**Work to do**: All of the data should be repeated exactly; pictures are not part of the copy.

**Dataset section**:
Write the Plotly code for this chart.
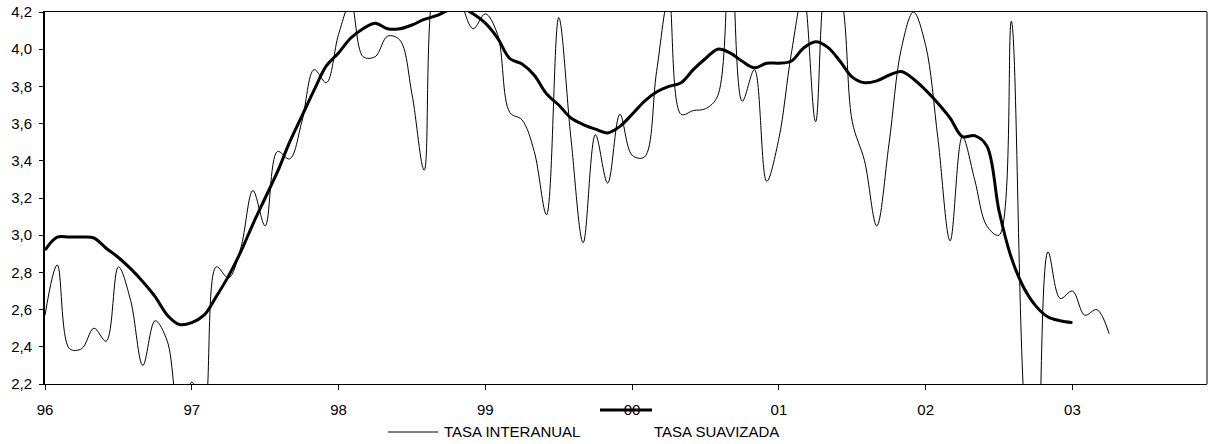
import plotly.graph_objects as go

# ---- data (monthly, starting January 1996) ----
year_labels = ["96", "97", "98", "99", "00", "01", "02", "03"]

tasa_interanual = [
    2.57, 2.84, 2.39, 2.39, 2.50, 2.43, 2.83, 2.65, 2.30, 2.54, 2.43, 2.00,
    2.21, 2.05, 2.83, 2.77, 2.93, 3.24, 3.05, 3.45, 3.41, 3.61, 3.89, 3.82,
    4.08, 4.25, 3.96, 3.96, 4.07, 4.05, 3.76, 3.35, 4.40, 4.45, 4.26, 4.11,
    4.19, 4.08, 3.66, 3.62, 3.45, 3.11, 4.17, 3.52, 2.96, 3.54, 3.28, 3.65,
    3.43, 3.42, 3.88, 4.28, 3.65, 3.67, 3.68, 3.75, 4.80, 3.72, 3.89, 3.29,
    3.52, 3.97, 4.30, 3.61, 4.40, 4.30, 3.61, 3.40, 3.05, 3.49, 4.00, 4.20,
    4.02, 3.52, 2.97, 3.53, 3.30, 3.05, 3.00, 4.15, 2.15, 1.30, 2.91, 2.66,
    2.70, 2.57, 2.60, 2.47,
]

tasa_suavizada = [
    2.92, 2.99, 2.99, 2.99, 2.985, 2.93, 2.88, 2.82, 2.75, 2.67, 2.57, 2.52,
    2.53, 2.57, 2.67, 2.78, 2.91, 3.06, 3.20, 3.34, 3.50, 3.64, 3.78, 3.91,
    3.98, 4.06, 4.11, 4.14, 4.11, 4.11, 4.13, 4.16, 4.18, 4.21, 4.225, 4.19,
    4.14, 4.06, 3.95, 3.92, 3.86, 3.76, 3.70, 3.63, 3.595, 3.57, 3.55, 3.585,
    3.65, 3.72, 3.77, 3.80, 3.82, 3.89, 3.95, 4.00, 3.98, 3.935, 3.90, 3.925,
    3.925, 3.935, 4.005, 4.04, 4.01, 3.935, 3.85, 3.82, 3.83, 3.86, 3.88, 3.84,
    3.78, 3.71, 3.63, 3.53, 3.535, 3.48, 3.13, 2.88, 2.72, 2.62, 2.56, 2.54,
    2.53,
]

y_ticks = [2.2, 2.4, 2.6, 2.8, 3.0, 3.2, 3.4, 3.6, 3.8, 4.0, 4.2]

# month index (0 = Jan 96)
months_int = list(range(len(tasa_interanual)))
months_sua = list(range(len(tasa_suavizada)))
year_ticks = [12 * i for i in range(len(year_labels))]

# ---- layout constants (pixels) ----
W, H = 1208, 444
ML, MR, MT, MB = 45, 1, 12, 60
PW, PH = W - ML - MR, H - MT - MB

def px(x):
    return (x - ML) / PW

def py(y):
    return (H - MB - y) / PH

FONT = "Liberation Sans, Arial, sans-serif"

fig = go.Figure()
fig.add_trace(go.Scatter(
    x=months_int, y=tasa_interanual, mode="lines", name="TASA INTERANUAL",
    line=dict(color="black", width=1, shape="spline", smoothing=1.0),
    showlegend=False,
))
fig.add_trace(go.Scatter(
    x=months_sua, y=tasa_suavizada, mode="lines", name="TASA SUAVIZADA",
    line=dict(color="black", width=3, shape="spline", smoothing=1.0),
    showlegend=False,
))

fig.update_layout(
    width=W, height=H,
    margin=dict(l=ML, r=MR, t=MT, b=MB, pad=0),
    paper_bgcolor="white", plot_bgcolor="white",
    separators=",.",
    font=dict(family=FONT, size=15, color="black"),
    xaxis=dict(
        range=[0, 95], tickvals=year_ticks, ticktext=year_labels,
        showgrid=False, zeroline=False,
        showline=True, linecolor="black", linewidth=1, mirror=True,
        ticks="outside", ticklen=5, tickcolor="black", tickwidth=1,
        ticklabelstandoff=7,
    ),
    yaxis=dict(
        range=[2.2, 4.2], tickvals=y_ticks, tickformat=".1f",
        showgrid=False, zeroline=False,
        showline=True, linecolor="black", linewidth=2,
        ticks="outside", ticklen=4, tickcolor="black", tickwidth=1,
        ticklabelstandoff=4,
    ),
    shapes=[
        dict(type="line", xref="paper", yref="paper", x0=1, x1=1, y0=0, y1=1,
             line=dict(color="black", width=1)),
        dict(type="line", xref="paper", yref="paper",
             x0=px(388), x1=px(438), y0=py(432), y1=py(432),
             line=dict(color="black", width=1)),
        dict(type="line", xref="paper", yref="paper",
             x0=px(600), x1=px(652), y0=py(410), y1=py(410),
             line=dict(color="black", width=3)),
    ],
    annotations=[
        dict(text="TASA INTERANUAL", xref="paper", yref="paper",
             x=px(442), y=py(432), xanchor="left", yanchor="middle",
             showarrow=False, font=dict(family=FONT, size=15, color="black")),
        dict(text="TASA SUAVIZADA", xref="paper", yref="paper",
             x=px(652), y=py(432), xanchor="left", yanchor="middle",
             showarrow=False, font=dict(family=FONT, size=15, color="black")),
    ],
)

fig.write_html(
    "out.html",
    config={"displayModeBar": False, "staticPlot": True},
    post_script="document.body.style.margin='0px';document.body.style.overflow='hidden';",
)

**Output**:
Write the Plotly code for this chart.
import plotly.graph_objects as go

# ---- data (monthly, starting January 1996) ----
year_labels = ["96", "97", "98", "99", "00", "01", "02", "03"]

tasa_interanual = [
    2.57, 2.84, 2.39, 2.39, 2.50, 2.43, 2.83, 2.65, 2.30, 2.54, 2.43, 2.00,
    2.21, 2.05, 2.83, 2.77, 2.93, 3.24, 3.05, 3.45, 3.41, 3.61, 3.89, 3.82,
    4.08, 4.25, 3.96, 3.96, 4.07, 4.05, 3.76, 3.35, 4.40, 4.45, 4.26, 4.11,
    4.19, 4.08, 3.66, 3.62, 3.45, 3.11, 4.17, 3.52, 2.96, 3.54, 3.28, 3.65,
    3.43, 3.42, 3.88, 4.28, 3.65, 3.67, 3.68, 3.75, 4.80, 3.72, 3.89, 3.29,
    3.52, 3.97, 4.30, 3.61, 4.40, 4.30, 3.61, 3.40, 3.05, 3.49, 4.00, 4.20,
    4.02, 3.52, 2.97, 3.53, 3.30, 3.05, 3.00, 4.15, 2.15, 1.30, 2.91, 2.66,
    2.70, 2.57, 2.60, 2.47,
]

tasa_suavizada = [
    2.92, 2.99, 2.99, 2.99, 2.985, 2.93, 2.88, 2.82, 2.75, 2.67, 2.57, 2.52,
    2.53, 2.57, 2.67, 2.78, 2.91, 3.06, 3.20, 3.34, 3.50, 3.64, 3.78, 3.91,
    3.98, 4.06, 4.11, 4.14, 4.11, 4.11, 4.13, 4.16, 4.18, 4.21, 4.225, 4.19,
    4.14, 4.06, 3.95, 3.92, 3.86, 3.76, 3.70, 3.63, 3.595, 3.57, 3.55, 3.585,
    3.65, 3.72, 3.77, 3.80, 3.82, 3.89, 3.95, 4.00, 3.98, 3.935, 3.90, 3.925,
    3.925, 3.935, 4.005, 4.04, 4.01, 3.935, 3.85, 3.82, 3.83, 3.86, 3.88, 3.84,
    3.78, 3.71, 3.63, 3.53, 3.535, 3.48, 3.13, 2.88, 2.72, 2.62, 2.56, 2.54,
    2.53,
]

y_ticks = [2.2, 2.4, 2.6, 2.8, 3.0, 3.2, 3.4, 3.6, 3.8, 4.0, 4.2]

# month index (0 = Jan 96)
months_int = list(range(len(tasa_interanual)))
months_sua = list(range(len(tasa_suavizada)))
year_ticks = [12 * i for i in range(len(year_labels))]

# ---- layout constants (pixels) ----
W, H = 1208, 444
ML, MR, MT, MB = 45, 1, 12, 60
PW, PH = W - ML - MR, H - MT - MB

def px(x):
    return (x - ML) / PW

def py(y):
    return (H - MB - y) / PH

FONT = "Liberation Sans, Arial, sans-serif"

fig = go.Figure()
fig.add_trace(go.Scatter(
    x=months_int, y=tasa_interanual, mode="lines", name="TASA INTERANUAL",
    line=dict(color="black", width=1, shape="spline", smoothing=1.0),
    showlegend=False,
))
fig.add_trace(go.Scatter(
    x=months_sua, y=tasa_suavizada, mode="lines", name="TASA SUAVIZADA",
    line=dict(color="black", width=3, shape="spline", smoothing=1.0),
    showlegend=False,
))

fig.update_layout(
    width=W, height=H,
    margin=dict(l=ML, r=MR, t=MT, b=MB, pad=0),
    paper_bgcolor="white", plot_bgcolor="white",
    separators=",.",
    font=dict(family=FONT, size=15, color="black"),
    xaxis=dict(
        range=[0, 95], tickvals=year_ticks, ticktext=year_labels,
        showgrid=False, zeroline=False,
        showline=True, linecolor="black", linewidth=1, mirror=True,
        ticks="outside", ticklen=5, tickcolor="black", tickwidth=1,
        ticklabelstandoff=7,
    ),
    yaxis=dict(
        range=[2.2, 4.2], tickvals=y_ticks, tickformat=".1f",
        showgrid=False, zeroline=False,
        showline=True, linecolor="black", linewidth=2,
        ticks="outside", ticklen=4, tickcolor="black", tickwidth=1,
        ticklabelstandoff=4,
    ),
    shapes=[
        dict(type="line", xref="paper", yref="paper", x0=1, x1=1, y0=0, y1=1,
             line=dict(color="black", width=1)),
        dict(type="line", xref="paper", yref="paper",
             x0=px(388), x1=px(438), y0=py(432), y1=py(432),
             line=dict(color="black", width=1)),
        dict(type="line", xref="paper", yref="paper",
             x0=px(600), x1=px(652), y0=py(410), y1=py(410),
             line=dict(color="black", width=3)),
    ],
    annotations=[
        dict(text="TASA INTERANUAL", xref="paper", yref="paper",
             x=px(442), y=py(432), xanchor="left", yanchor="middle",
             showarrow=False, font=dict(family=FONT, size=15, color="black")),
        dict(text="TASA SUAVIZADA", xref="paper", yref="paper",
             x=px(652), y=py(432), xanchor="left", yanchor="middle",
             showarrow=False, font=dict(family=FONT, size=15, color="black")),
    ],
)

fig.write_html(
    "out.html",
    config={"displayModeBar": False, "staticPlot": True},
    post_script="document.body.style.margin='0px';document.body.style.overflow='hidden';",
)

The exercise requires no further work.